───── DATASET SECTION ─────

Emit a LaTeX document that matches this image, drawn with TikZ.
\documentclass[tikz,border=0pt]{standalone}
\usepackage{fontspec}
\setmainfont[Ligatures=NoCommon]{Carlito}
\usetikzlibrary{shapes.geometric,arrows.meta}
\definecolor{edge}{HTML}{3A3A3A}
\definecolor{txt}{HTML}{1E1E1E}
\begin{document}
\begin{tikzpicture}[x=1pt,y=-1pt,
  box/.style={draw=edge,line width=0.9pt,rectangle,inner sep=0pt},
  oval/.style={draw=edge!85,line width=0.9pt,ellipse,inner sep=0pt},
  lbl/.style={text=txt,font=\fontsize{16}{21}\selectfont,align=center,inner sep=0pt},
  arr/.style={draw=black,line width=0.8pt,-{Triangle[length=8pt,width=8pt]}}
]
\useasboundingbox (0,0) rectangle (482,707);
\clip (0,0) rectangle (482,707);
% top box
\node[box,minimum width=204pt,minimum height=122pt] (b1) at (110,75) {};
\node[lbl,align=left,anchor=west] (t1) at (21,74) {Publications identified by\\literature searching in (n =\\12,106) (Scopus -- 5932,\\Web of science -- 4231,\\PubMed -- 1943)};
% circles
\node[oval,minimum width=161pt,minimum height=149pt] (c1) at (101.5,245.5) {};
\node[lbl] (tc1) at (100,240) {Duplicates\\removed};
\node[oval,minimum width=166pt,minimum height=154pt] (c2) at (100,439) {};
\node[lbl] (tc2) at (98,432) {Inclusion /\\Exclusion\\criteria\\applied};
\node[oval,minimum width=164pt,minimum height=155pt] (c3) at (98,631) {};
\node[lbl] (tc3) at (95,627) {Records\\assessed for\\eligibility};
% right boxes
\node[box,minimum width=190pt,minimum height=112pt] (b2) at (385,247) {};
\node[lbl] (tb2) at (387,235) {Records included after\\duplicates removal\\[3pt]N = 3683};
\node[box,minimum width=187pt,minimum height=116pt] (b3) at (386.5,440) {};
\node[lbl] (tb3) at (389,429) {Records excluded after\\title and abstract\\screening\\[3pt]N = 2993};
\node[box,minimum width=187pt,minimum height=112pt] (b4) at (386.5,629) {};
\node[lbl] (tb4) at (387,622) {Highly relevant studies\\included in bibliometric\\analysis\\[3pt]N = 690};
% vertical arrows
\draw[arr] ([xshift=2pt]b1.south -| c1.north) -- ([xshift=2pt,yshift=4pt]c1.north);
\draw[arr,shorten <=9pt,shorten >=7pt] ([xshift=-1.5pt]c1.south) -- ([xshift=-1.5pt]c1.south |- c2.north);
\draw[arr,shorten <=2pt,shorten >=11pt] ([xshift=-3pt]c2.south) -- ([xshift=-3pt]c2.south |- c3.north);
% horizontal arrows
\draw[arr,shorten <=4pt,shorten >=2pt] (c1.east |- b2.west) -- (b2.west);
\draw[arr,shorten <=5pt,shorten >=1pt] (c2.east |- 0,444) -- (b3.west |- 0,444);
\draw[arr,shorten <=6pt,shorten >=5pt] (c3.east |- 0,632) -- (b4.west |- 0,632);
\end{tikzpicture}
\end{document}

─────

● DIRECTION: All of the material must be reproduced exactly.

● EXERCISE ANSWER:
Emit a LaTeX document that matches this image, drawn with TikZ.
\documentclass[tikz,border=0pt]{standalone}
\usepackage{fontspec}
\setmainfont[Ligatures=NoCommon]{Carlito}
\usetikzlibrary{shapes.geometric,arrows.meta}
\definecolor{edge}{HTML}{3A3A3A}
\definecolor{txt}{HTML}{1E1E1E}
\begin{document}
\begin{tikzpicture}[x=1pt,y=-1pt,
  box/.style={draw=edge,line width=0.9pt,rectangle,inner sep=0pt},
  oval/.style={draw=edge!85,line width=0.9pt,ellipse,inner sep=0pt},
  lbl/.style={text=txt,font=\fontsize{16}{21}\selectfont,align=center,inner sep=0pt},
  arr/.style={draw=black,line width=0.8pt,-{Triangle[length=8pt,width=8pt]}}
]
\useasboundingbox (0,0) rectangle (482,707);
\clip (0,0) rectangle (482,707);
% top box
\node[box,minimum width=204pt,minimum height=122pt] (b1) at (110,75) {};
\node[lbl,align=left,anchor=west] (t1) at (21,74) {Publications identified by\\literature searching in (n =\\12,106) (Scopus -- 5932,\\Web of science -- 4231,\\PubMed -- 1943)};
% circles
\node[oval,minimum width=161pt,minimum height=149pt] (c1) at (101.5,245.5) {};
\node[lbl] (tc1) at (100,240) {Duplicates\\removed};
\node[oval,minimum width=166pt,minimum height=154pt] (c2) at (100,439) {};
\node[lbl] (tc2) at (98,432) {Inclusion /\\Exclusion\\criteria\\applied};
\node[oval,minimum width=164pt,minimum height=155pt] (c3) at (98,631) {};
\node[lbl] (tc3) at (95,627) {Records\\assessed for\\eligibility};
% right boxes
\node[box,minimum width=190pt,minimum height=112pt] (b2) at (385,247) {};
\node[lbl] (tb2) at (387,235) {Records included after\\duplicates removal\\[3pt]N = 3683};
\node[box,minimum width=187pt,minimum height=116pt] (b3) at (386.5,440) {};
\node[lbl] (tb3) at (389,429) {Records excluded after\\title and abstract\\screening\\[3pt]N = 2993};
\node[box,minimum width=187pt,minimum height=112pt] (b4) at (386.5,629) {};
\node[lbl] (tb4) at (387,622) {Highly relevant studies\\included in bibliometric\\analysis\\[3pt]N = 690};
% vertical arrows
\draw[arr] ([xshift=2pt]b1.south -| c1.north) -- ([xshift=2pt,yshift=4pt]c1.north);
\draw[arr,shorten <=9pt,shorten >=7pt] ([xshift=-1.5pt]c1.south) -- ([xshift=-1.5pt]c1.south |- c2.north);
\draw[arr,shorten <=2pt,shorten >=11pt] ([xshift=-3pt]c2.south) -- ([xshift=-3pt]c2.south |- c3.north);
% horizontal arrows
\draw[arr,shorten <=4pt,shorten >=2pt] (c1.east |- b2.west) -- (b2.west);
\draw[arr,shorten <=5pt,shorten >=1pt] (c2.east |- 0,444) -- (b3.west |- 0,444);
\draw[arr,shorten <=6pt,shorten >=5pt] (c3.east |- 0,632) -- (b4.west |- 0,632);
\end{tikzpicture}
\end{document}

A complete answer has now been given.